Start
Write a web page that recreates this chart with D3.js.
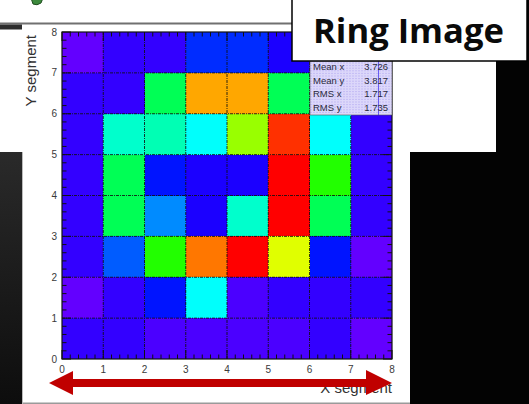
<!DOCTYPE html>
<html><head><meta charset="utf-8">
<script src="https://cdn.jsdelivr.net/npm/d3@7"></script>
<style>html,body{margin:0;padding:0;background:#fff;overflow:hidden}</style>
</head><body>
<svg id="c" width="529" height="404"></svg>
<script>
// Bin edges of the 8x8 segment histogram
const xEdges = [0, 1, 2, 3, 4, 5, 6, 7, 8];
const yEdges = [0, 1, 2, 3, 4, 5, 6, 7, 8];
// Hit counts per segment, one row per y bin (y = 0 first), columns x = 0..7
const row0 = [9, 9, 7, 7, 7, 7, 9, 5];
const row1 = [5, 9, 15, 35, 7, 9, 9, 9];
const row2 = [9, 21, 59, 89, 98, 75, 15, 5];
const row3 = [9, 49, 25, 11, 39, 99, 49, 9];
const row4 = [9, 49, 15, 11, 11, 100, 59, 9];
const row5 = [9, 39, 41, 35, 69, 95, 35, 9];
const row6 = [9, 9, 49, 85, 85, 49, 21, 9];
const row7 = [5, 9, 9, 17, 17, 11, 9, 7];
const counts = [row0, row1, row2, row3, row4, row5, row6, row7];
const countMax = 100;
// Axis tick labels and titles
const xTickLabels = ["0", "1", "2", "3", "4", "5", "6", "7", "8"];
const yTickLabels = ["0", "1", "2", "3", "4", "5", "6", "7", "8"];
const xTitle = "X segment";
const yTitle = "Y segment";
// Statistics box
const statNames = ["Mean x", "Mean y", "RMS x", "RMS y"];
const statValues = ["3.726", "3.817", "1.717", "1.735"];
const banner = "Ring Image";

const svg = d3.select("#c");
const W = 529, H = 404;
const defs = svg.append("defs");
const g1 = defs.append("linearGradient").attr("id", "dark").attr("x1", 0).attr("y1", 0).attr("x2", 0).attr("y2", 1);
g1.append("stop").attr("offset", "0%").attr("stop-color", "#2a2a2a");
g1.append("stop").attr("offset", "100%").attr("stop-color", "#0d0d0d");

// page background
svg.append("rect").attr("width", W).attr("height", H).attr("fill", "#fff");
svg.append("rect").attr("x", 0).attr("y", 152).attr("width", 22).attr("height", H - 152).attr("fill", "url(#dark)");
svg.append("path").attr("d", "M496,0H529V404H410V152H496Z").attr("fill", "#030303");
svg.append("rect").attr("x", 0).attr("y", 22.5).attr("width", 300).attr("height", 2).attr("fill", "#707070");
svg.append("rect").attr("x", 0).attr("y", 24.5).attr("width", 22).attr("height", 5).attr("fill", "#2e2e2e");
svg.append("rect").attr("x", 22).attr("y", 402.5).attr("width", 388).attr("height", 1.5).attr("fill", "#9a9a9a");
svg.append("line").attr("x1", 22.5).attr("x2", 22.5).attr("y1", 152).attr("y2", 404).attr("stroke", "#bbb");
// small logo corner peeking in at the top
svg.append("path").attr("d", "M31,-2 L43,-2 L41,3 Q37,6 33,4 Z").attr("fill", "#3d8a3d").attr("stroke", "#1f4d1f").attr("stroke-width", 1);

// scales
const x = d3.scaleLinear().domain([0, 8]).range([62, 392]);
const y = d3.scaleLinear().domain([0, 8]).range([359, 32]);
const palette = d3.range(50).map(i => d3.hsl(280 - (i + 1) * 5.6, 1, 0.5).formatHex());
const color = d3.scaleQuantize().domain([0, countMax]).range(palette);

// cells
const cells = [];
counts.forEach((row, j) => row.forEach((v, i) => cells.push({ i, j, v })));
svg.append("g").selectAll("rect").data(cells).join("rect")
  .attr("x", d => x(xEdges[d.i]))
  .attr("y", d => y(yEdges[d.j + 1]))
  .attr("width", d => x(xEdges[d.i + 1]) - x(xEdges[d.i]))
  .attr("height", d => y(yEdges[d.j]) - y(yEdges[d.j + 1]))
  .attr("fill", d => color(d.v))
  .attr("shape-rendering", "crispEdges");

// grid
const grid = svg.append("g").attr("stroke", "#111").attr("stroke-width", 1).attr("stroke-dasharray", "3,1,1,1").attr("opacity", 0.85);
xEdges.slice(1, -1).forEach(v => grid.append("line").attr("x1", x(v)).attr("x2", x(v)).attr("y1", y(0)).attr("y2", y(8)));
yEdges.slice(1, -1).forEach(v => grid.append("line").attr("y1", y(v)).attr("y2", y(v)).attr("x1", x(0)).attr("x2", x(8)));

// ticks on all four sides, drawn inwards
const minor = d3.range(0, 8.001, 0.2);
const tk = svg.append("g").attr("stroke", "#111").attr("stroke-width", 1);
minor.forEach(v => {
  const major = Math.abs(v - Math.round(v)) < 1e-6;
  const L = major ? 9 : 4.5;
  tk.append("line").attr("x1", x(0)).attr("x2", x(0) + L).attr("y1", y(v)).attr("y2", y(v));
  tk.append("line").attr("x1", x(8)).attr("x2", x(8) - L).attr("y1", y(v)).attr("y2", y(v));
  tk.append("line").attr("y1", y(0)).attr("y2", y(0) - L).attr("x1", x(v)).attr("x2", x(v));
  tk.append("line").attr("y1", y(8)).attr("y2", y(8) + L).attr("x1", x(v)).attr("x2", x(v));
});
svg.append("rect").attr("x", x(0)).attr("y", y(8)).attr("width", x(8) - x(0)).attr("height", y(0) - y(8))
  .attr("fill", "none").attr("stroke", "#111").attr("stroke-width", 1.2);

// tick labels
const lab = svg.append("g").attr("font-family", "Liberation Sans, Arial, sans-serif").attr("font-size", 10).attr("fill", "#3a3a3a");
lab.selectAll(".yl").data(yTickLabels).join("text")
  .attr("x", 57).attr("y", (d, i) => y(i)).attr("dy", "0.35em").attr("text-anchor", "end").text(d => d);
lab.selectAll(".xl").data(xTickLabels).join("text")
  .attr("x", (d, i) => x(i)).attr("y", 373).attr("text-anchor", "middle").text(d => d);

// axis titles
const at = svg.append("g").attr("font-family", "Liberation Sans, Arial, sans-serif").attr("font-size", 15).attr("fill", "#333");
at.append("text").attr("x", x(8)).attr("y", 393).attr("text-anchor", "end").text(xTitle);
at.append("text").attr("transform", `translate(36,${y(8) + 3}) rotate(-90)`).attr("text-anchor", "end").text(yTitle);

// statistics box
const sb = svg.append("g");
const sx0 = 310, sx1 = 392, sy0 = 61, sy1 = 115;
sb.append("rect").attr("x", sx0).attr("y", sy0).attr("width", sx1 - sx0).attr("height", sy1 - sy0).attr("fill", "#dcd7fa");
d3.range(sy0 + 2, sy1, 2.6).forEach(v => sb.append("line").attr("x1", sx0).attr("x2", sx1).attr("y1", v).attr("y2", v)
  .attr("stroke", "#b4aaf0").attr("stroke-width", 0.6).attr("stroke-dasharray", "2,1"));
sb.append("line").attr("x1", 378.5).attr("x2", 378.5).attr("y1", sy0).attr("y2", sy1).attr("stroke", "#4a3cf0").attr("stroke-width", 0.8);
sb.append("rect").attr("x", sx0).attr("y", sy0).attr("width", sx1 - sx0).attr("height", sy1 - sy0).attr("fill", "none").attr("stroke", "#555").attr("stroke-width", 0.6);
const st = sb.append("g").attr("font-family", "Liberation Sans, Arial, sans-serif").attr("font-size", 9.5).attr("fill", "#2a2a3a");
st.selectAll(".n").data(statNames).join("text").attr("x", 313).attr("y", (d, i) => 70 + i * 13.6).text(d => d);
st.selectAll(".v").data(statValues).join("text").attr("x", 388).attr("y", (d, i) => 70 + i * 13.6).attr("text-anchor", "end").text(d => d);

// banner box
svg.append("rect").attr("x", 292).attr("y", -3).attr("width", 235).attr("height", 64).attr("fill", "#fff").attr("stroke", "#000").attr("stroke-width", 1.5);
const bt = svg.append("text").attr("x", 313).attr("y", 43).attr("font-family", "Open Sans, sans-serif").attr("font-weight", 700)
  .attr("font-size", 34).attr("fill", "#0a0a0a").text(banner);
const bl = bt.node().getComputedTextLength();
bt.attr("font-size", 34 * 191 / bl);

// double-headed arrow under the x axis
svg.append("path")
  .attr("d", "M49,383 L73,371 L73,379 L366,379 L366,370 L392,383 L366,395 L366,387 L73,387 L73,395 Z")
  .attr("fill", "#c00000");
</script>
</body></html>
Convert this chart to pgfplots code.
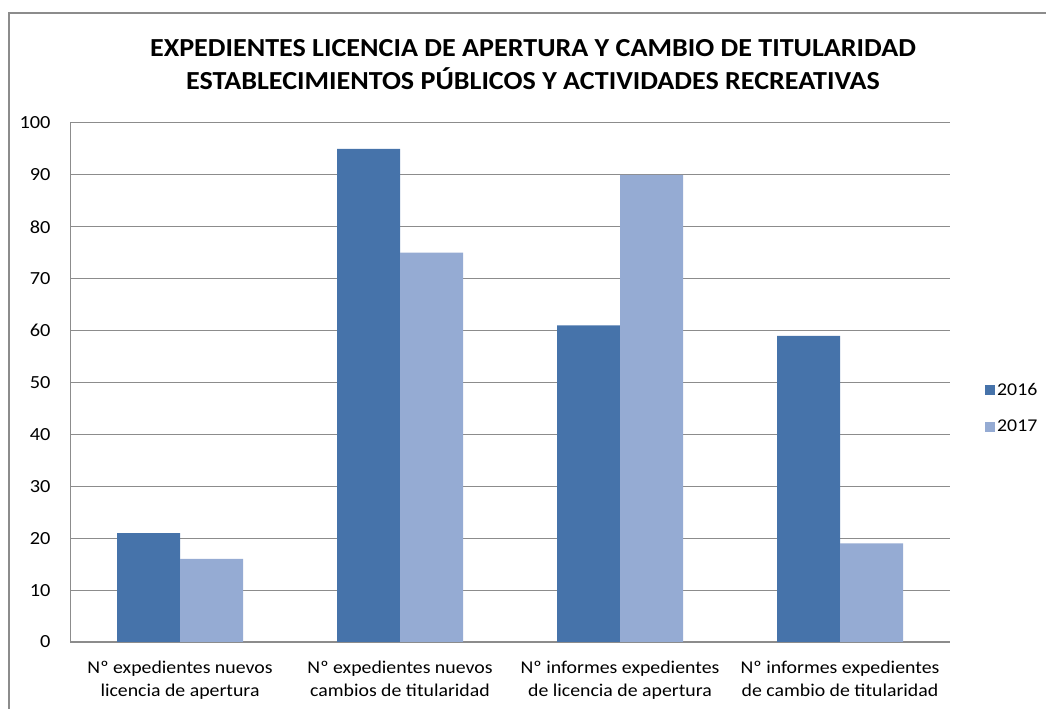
End
Direction: Only a number is expected here: the count of lines in the listing that hold the string "chart".

Full answer: 2